Précisément sur des questions qui sont d’intérêt particulier pour les femmes, tels que les droits de contraception et d’avortement, Obama et le Parti démocrate ont effectué un recul lâche après l’autre et capitulé devant les églises et la droite religieuse, donnant de l’eau au moulin de la majorité de droite de la Cour suprême pour soutenir le «droit» des entreprises et d’autres organisations de discriminer sur une base religieuse.

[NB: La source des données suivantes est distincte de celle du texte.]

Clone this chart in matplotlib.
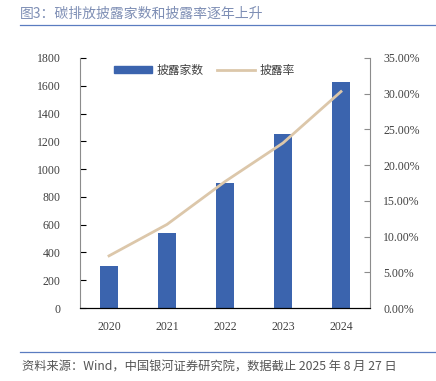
import matplotlib.pyplot as plt
from matplotlib.lines import Line2D
from matplotlib.ticker import FuncFormatter, MultipleLocator

years = ["2020", "2021", "2022", "2023", "2024"]
disclosed_count = [300, 540, 900, 1250, 1625]
disclosure_rate = [7.3, 11.7, 17.7, 23.1, 30.3]

BAR_COLOR = "#3b64ae"
LINE_COLOR = "#dcc7aa"
SPINE_GREY = "#8c8c8c"

plt.rcParams["font.family"] = ["Liberation Serif", "Noto Sans CJK SC", "DejaVu Sans"]
plt.rcParams["font.size"] = 8.5

fig = plt.figure(figsize=(4.36, 3.81), dpi=100, facecolor="white")
ax = fig.add_axes([0.1835, 0.1916, 0.6651, 0.6562])
ax2 = ax.twinx()

x = list(range(len(years)))
ax.bar(x, disclosed_count, width=0.32, color=BAR_COLOR, label="披露家数", zorder=2)
ax2.plot(x, disclosure_rate, color=LINE_COLOR, lw=2, label="披露率", zorder=3)

ax.set_xlim(-0.5, 4.5)
ax.set_ylim(0, 1800)
ax.yaxis.set_major_locator(MultipleLocator(200))
ax2.set_ylim(0, 35)
ax2.yaxis.set_major_locator(MultipleLocator(5))
ax2.yaxis.set_major_formatter(FuncFormatter(lambda v, p: f"{v:.2f}%"))

ax.set_xticks(x)
ax.set_xticklabels(years)

for a in (ax, ax2):
    a.spines["top"].set_visible(False)
    a.spines["left"].set_color(SPINE_GREY)
    a.spines["right"].set_color(SPINE_GREY)
    a.spines["bottom"].set_color("black")
    a.tick_params(colors="#404040", labelsize=8.5)

ax.tick_params(axis="y", direction="in", length=4, color="black", pad=14)
ax2.tick_params(axis="y", direction="in", length=4, color=SPINE_GREY, pad=9.5)
ax.tick_params(axis="x", length=0, pad=9)
ax2.spines["left"].set_visible(False)
ax.spines["right"].set_visible(False)

handles = [
    plt.Rectangle((0, 0), 1, 1, color=BAR_COLOR),
    Line2D([0], [0], color=LINE_COLOR, lw=2),
]
leg = ax.legend(handles, ["披露家数", "披露率"], loc="upper left",
                bbox_to_anchor=(0.08, 1.02), ncol=2, frameon=False,
                handlelength=3.2, handleheight=0.6, columnspacing=1.2,
                handletextpad=0.4, prop={"family": ["Noto Sans CJK SC"], "size": 8.5})
for t in leg.get_texts():
    t.set_color("#404040")

# header and footer
fig.text(0.046, 0.965, "图3：碳排放披露家数和披露率逐年上升", color="#7f8fb5",
         fontsize=10, family=["Noto Sans CJK SC"], va="center", ha="left")
fig.add_artist(Line2D([0.046, 1.0], [0.934, 0.934], color="#5a7cc0", lw=0.9))
fig.add_artist(Line2D([0.046, 1.0], [0.076, 0.076], color="#5a7cc0", lw=0.9))
fig.text(0.05, 0.037, "资料来源：Wind，中国银河证券研究院，数据截止 2025 年 8 月 27 日",
         color="#555555", fontsize=8.8, style="italic",
         family=["Noto Sans CJK SC"], va="center", ha="left")

fig.savefig("out.png", dpi=100, facecolor="white")
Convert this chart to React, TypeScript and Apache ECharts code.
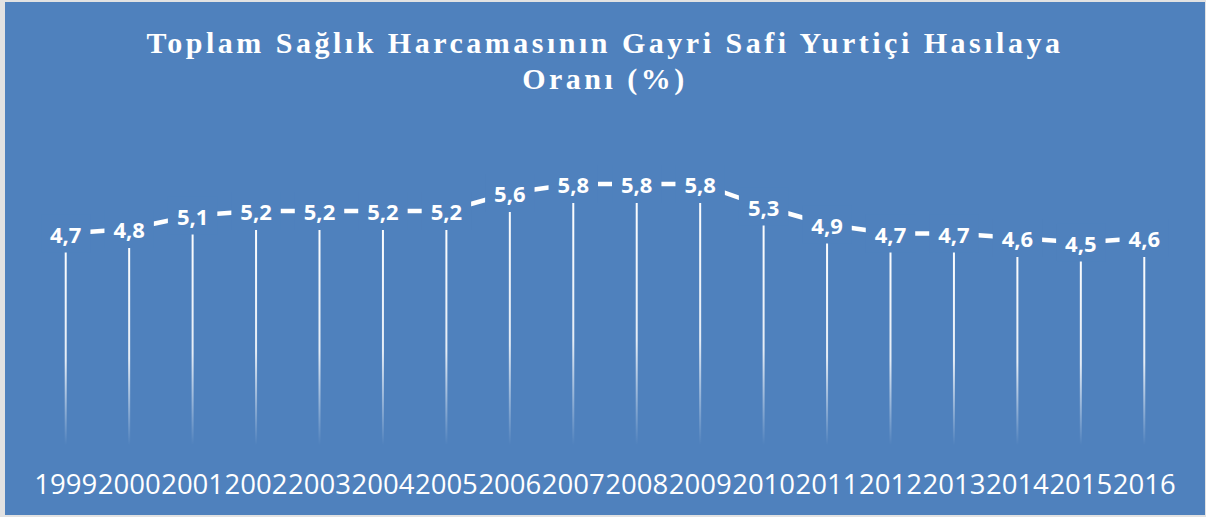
import React, { useEffect, useRef } from "react";
import * as echarts from "echarts";

const years = [
  "1999", "2000", "2001", "2002", "2003", "2004", "2005", "2006", "2007",
  "2008", "2009", "2010", "2011", "2012", "2013", "2014", "2015", "2016",
];
const ratio = [4.7, 4.8, 5.1, 5.2, 5.2, 5.2, 5.2, 5.6, 5.8, 5.8, 5.8, 5.3, 4.9, 4.7, 4.7, 4.6, 4.5, 4.6];
const titleLines = ["Toplam Sağlık Harcamasının Gayri Safi Yurtiçi Hasılaya", "Oranı (%)"];

const BG = "#4F81BD";

export default function App() {
  const ref = useRef<HTMLDivElement>(null);

  useEffect(() => {
    if (!ref.current) return;
    const chart = echarts.init(ref.current, undefined, { renderer: "svg" });
    chart.setOption({
      animation: false,
      backgroundColor: BG,
      title: {
        text: titleLines.join("\n"),
        left: "center",
        top: 22,
        padding: 0,
        textStyle: {
          color: "#ffffff",
          fontFamily: "Liberation Serif",
          fontWeight: "bold",
          fontSize: 30,
          lineHeight: 36,
        },
      },
      grid: { left: 29, right: 29, top: 128, bottom: 70 },
      xAxis: {
        type: "category",
        data: years,
        axisLine: { show: false },
        axisTick: { show: false },
        splitLine: { show: false },
        axisLabel: {
          interval: 0,
          color: "#ffffff",
          fontFamily: "Open Sans",
          fontSize: 27.5,
          margin: 24,
        },
      },
      yAxis: { type: "value", min: 0, max: 7, show: false },
      series: [
        {
          type: "bar",
          data: ratio,
          barWidth: 2,
          silent: true,
          z: 2,
          itemStyle: {
            color: new echarts.graphic.LinearGradient(0, 0, 0, 1, [
              { offset: 0, color: "rgba(255,255,255,1)" },
              { offset: 0.6, color: "rgba(255,255,255,0.85)" },
              { offset: 1, color: "rgba(255,255,255,0)" },
            ]),
          },
        },
        {
          type: "line",
          data: ratio,
          z: 5,
          symbol: "circle",
          symbolSize: 2,
          itemStyle: { color: "#ffffff" },
          lineStyle: { color: "#ffffff", width: 4.5 },
          label: {
            show: true,
            position: "inside",
            formatter: (p: any) => Number(p.value).toFixed(1).replace(".", ","),
            color: "#ffffff",
            fontFamily: "Open Sans",
            fontWeight: "bold",
            fontSize: 22,
            backgroundColor: BG,
            padding: [8, 9],
          },
        },
      ],
    });
    return () => chart.dispose();
  }, []);

  return (
    <div style={{ position: "fixed", left: 0, top: 0, width: 1206, height: 517, background: "#e2e2e2" }}>
      <style>{`#chartbox text[style*="Serif"]{letter-spacing:3.5px;}`}</style>
      <div
        id="chartbox"
        ref={ref}
        style={{ position: "absolute", left: 5, top: 2, width: 1200, height: 513 }}
      />
    </div>
  );
}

Ces individus et tendances de classe moyenne de «gauche» qui s’alignent derrière les manœuvres politiques de l’administration Obama sur la question de l’accès aux toilettes pour les personnes transgenres portent leur fixation obsessive sur des questions de sexe et de genre vers un nouveau sommet d’absurdité. La fonction politique essentielle de toutes les formes de politique identitaire est d’obscurcir les questions de classe fondamentales dans la société et en politique ainsi que de faire obstacle à l’unification politique de la classe ouvrière sur une base socialiste révolutionnaire. La tentative de faire de la question de l’accès aux toilettes pour les transgenres une question de première importance pour la population américaine ne sera pas la dernière de ce genre.